Du nez bouché à l'AVC ? Pourquoi les médicaments anti-rhume sont fermement déconseillés ?
Les médicaments anti-rhume ne sont plus mis en avant dans les pharmacies françaises et l'agence nationale de sécurité du médicament recommande de délaisser ces comprimés dénonçant des dangers trop importants.

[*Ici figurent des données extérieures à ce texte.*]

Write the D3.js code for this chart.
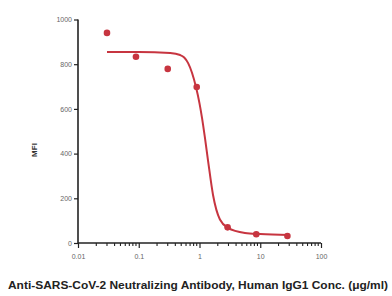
<!DOCTYPE html>
<html><head><meta charset="utf-8">
<script src="https://cdn.jsdelivr.net/npm/d3@7"></script>
<style>body{margin:0;background:#fff}svg{display:block}</style>
</head><body>
<svg id="c" width="392" height="296"></svg>
<script>
const pointX = [0.03, 0.09, 0.3, 0.9, 2.9, 8.6, 28];
const pointY = [940, 833, 779, 698, 70, 39, 31];
const curveX = [0.03, 0.1, 0.33, 0.48, 0.56, 0.65, 0.875, 1.0, 1.1, 1.23, 1.38, 1.67, 2.17, 2.94, 5.6, 10, 30];
const curveY = [855, 855, 850, 841, 830, 805, 698, 625, 560, 470, 370, 215, 105, 68, 45, 40, 36];
const xTicks = [0.01, 0.1, 1, 10, 100];
const xTickLabels = ["0.01", "0.1", "1", "10", "100"];
const yTicks = [0, 200, 400, 600, 800, 1000];

const svg = d3.select("#c");
const x = d3.scaleLog().domain([0.01, 100]).range([78, 321]);
const y = d3.scaleLinear().domain([0, 1000]).range([243, 19.5]);
const red = "#c73540";

// y axis
const ya = svg.append("g").attr("transform", "translate(78,0)")
  .call(d3.axisLeft(y).tickValues(yTicks).tickFormat(d3.format("d")).tickSize(4).tickPadding(2));
ya.select(".domain").attr("stroke", "#222").attr("stroke-width", 1.6).attr("d", `M0,${y(1000)}H0V${y(0)}`);
ya.selectAll(".tick line").attr("stroke", "#222").attr("stroke-width", 1.2);
ya.selectAll(".tick text").attr("font-family", "Liberation Sans Narrow, Arial Narrow, sans-serif").attr("font-size", 7).attr("fill", "#666");

// x axis minor ticks
const minor = [];
for (let e = -2; e < 2; e++) for (let k = 2; k <= 9; k++) minor.push(k * Math.pow(10, e));
const xa = svg.append("g").attr("transform", "translate(0,243)")
  .call(d3.axisBottom(x).tickValues(xTicks).tickFormat((d, i) => xTickLabels[i]).tickSize(5).tickPadding(6));
xa.select(".domain").attr("stroke", "#222").attr("stroke-width", 1.6).attr("d", `M${x(0.01)},0H${x(100)}`);
xa.selectAll(".tick line").attr("stroke", "#222").attr("stroke-width", 1.2);
xa.selectAll(".tick text").attr("font-family", "Liberation Sans Narrow, Arial Narrow, sans-serif").attr("font-size", 7).attr("fill", "#666");
xa.selectAll("line.minor").data(minor).enter().append("line").attr("class", "minor")
  .attr("x1", d => x(d)).attr("x2", d => x(d)).attr("y1", 0).attr("y2", 3)
  .attr("stroke", "#222").attr("stroke-width", 1.1);

// curve
const curve = curveX.map((d, i) => [d, curveY[i]]);
svg.append("path").datum(curve)
  .attr("d", d3.line().x(d => x(d[0])).y(d => y(d[1])).curve(d3.curveMonotoneX))
  .attr("fill", "none").attr("stroke", red).attr("stroke-width", 2);

// points
svg.selectAll("circle.p").data(pointX).enter().append("circle").attr("class", "p")
  .attr("cx", d => x(d)).attr("cy", (d, i) => y(pointY[i])).attr("r", 3.3).attr("fill", red);

// labels
svg.append("text").attr("transform", "translate(37,150) rotate(-90)").attr("text-anchor", "middle")
  .attr("font-family", "Liberation Sans, Arial, sans-serif").attr("font-weight", "bold").attr("font-size", 8).attr("fill", "#333").text("MFI");
svg.append("text").attr("x", 8).attr("y", 289).attr("textLength", 380).attr("lengthAdjust", "spacingAndGlyphs")
  .attr("font-family", "Liberation Sans Narrow, Arial Narrow, sans-serif").attr("font-weight", "bold").attr("font-size", 10).attr("fill", "#222")
  .text("Anti-SARS-CoV-2 Neutralizing Antibody, Human IgG1 Conc. (μg/ml)");
</script>
</body></html>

La saison des rhumes a commencé et l'Agence nationale de sécurité des médicaments (ANSM) met une nouvelle fois en garde contre certains médicaments. Les comprimés anti-rhume connus sous le nom de Humex, Acitfed ou encore Dolirhume sont dans son viseur. Et la position du gendarme du médicament est sans appel comme le prouvent les déclarations de la présidente de l'ANSM, Christelle Ratignier-Carbonneil, dans les colonnes du Parisien : "Je veux dire aux Français : ne les utilisez plus !" La cause ? Des effets secondaires potentiellement très graves pour une maladie bénigne et une balance bénéfice-risque défavorable.
Le risque d'infarctus ou d'AVC
Ces médicaments anti-rhume sont des vasoconstricteurs qui utilisent la molécule pseudoéphédrine et si leurs effets sont quasi-immédiats et radicaux pour soulager un nez bouché, ils peuvent aussi entraîner des risques. Le principe de ces comprimés est de réduire la taille des vaisseaux sanguins, ce qui a pour effet de décongestionner le nez et les sinus en faisant dégonfler les muqueuses. Mais cette rétractation des vaisseaux n'est pas ciblée et peut s'opérer partout dans le corps, y compris près du cœur. "Ce resserrement peut provoquer une obstruction totale et aboutir à un AVC ou à un infarctus" prévient le docteur Gilles Munier, vice-président du Conseil national de l'ordre des médecins, auprès du Parisien.
"Le risque est très faible mais ces événements peuvent se produire quelles que soient la dose et la durée du traitement" précise l'ANSM. Si les cas sont rares, ils restent observés chaque année : 307 cas graves ont été recensés entre 2012 et 2018 selon la base nationale de pharmacologie. Un ratio jugé trop important et des risques considérés trop graves par le gendarme du médicament, pour soigner rapidement un rhume qui se résorbe généralement seul en 7 à 10 jours.
Les médicaments anti-rhume interdits ?
L'ANSM déconseille le recours à ces médicaments accessibles sans ordonnance au comptoir des officines, de même que le Collège de la médecine générale, le Conseil national professionnel d'ORL, l'Ordre national des pharmaciens et les principaux syndicats de pharmaciens d'officine. En conséquence, à compter du 23 octobre ces vasoconstricteurs ne seront plus mis en avant, pas même visibles parfois, dans les pharmacies et les pharmaciens sont invités à déconseiller les patients en quête de ces remèdes contre le rhume. Face aux enrhumés les plus insistants, l'ANSM demande d'informer précisément sur les bénéfices et les risques.
C'est une nouvelle étape du processus visant à limiter l'utilisation des comprimés anti-rhume. De nombreux pharmaciens rappellent déjà la longue liste des contre-indications que sont l'hypertension, le diabète, des antécédents d'AVC, de convulsion, l'insuffisance coronarienne, l'hyperthyroïdie, le glaucome oculaire ou encore une grossesse. Et la publicité pour ces médicaments est, elle, interdite depuis 2017. A noter que seuls les comprimés anti-rhume sont concernés par ces mesures puisque la délivrance des sprays nasaux est déjà encadrée et ne peut être faite que sur ordonnance d'un médecin. A noter que le recours aux vasoconstricteurs a déjà nettement diminué passant de 16 millions de boîtes vendues en 2010 à 3 millions en 2021, mais "c'est encore trop" pour Christelle Ratignier-Carbonneil.
Mais le champ d'action du gendarme du médicament s'arrête là, car seule l'agence européenne du médicament peut s'exprimer sur l'interdiction des médicaments. L'Union européenne a entrepris une réévaluation de ces vasoconstricteurs en début d'année 2023 et doit rendre un avis en février 2024.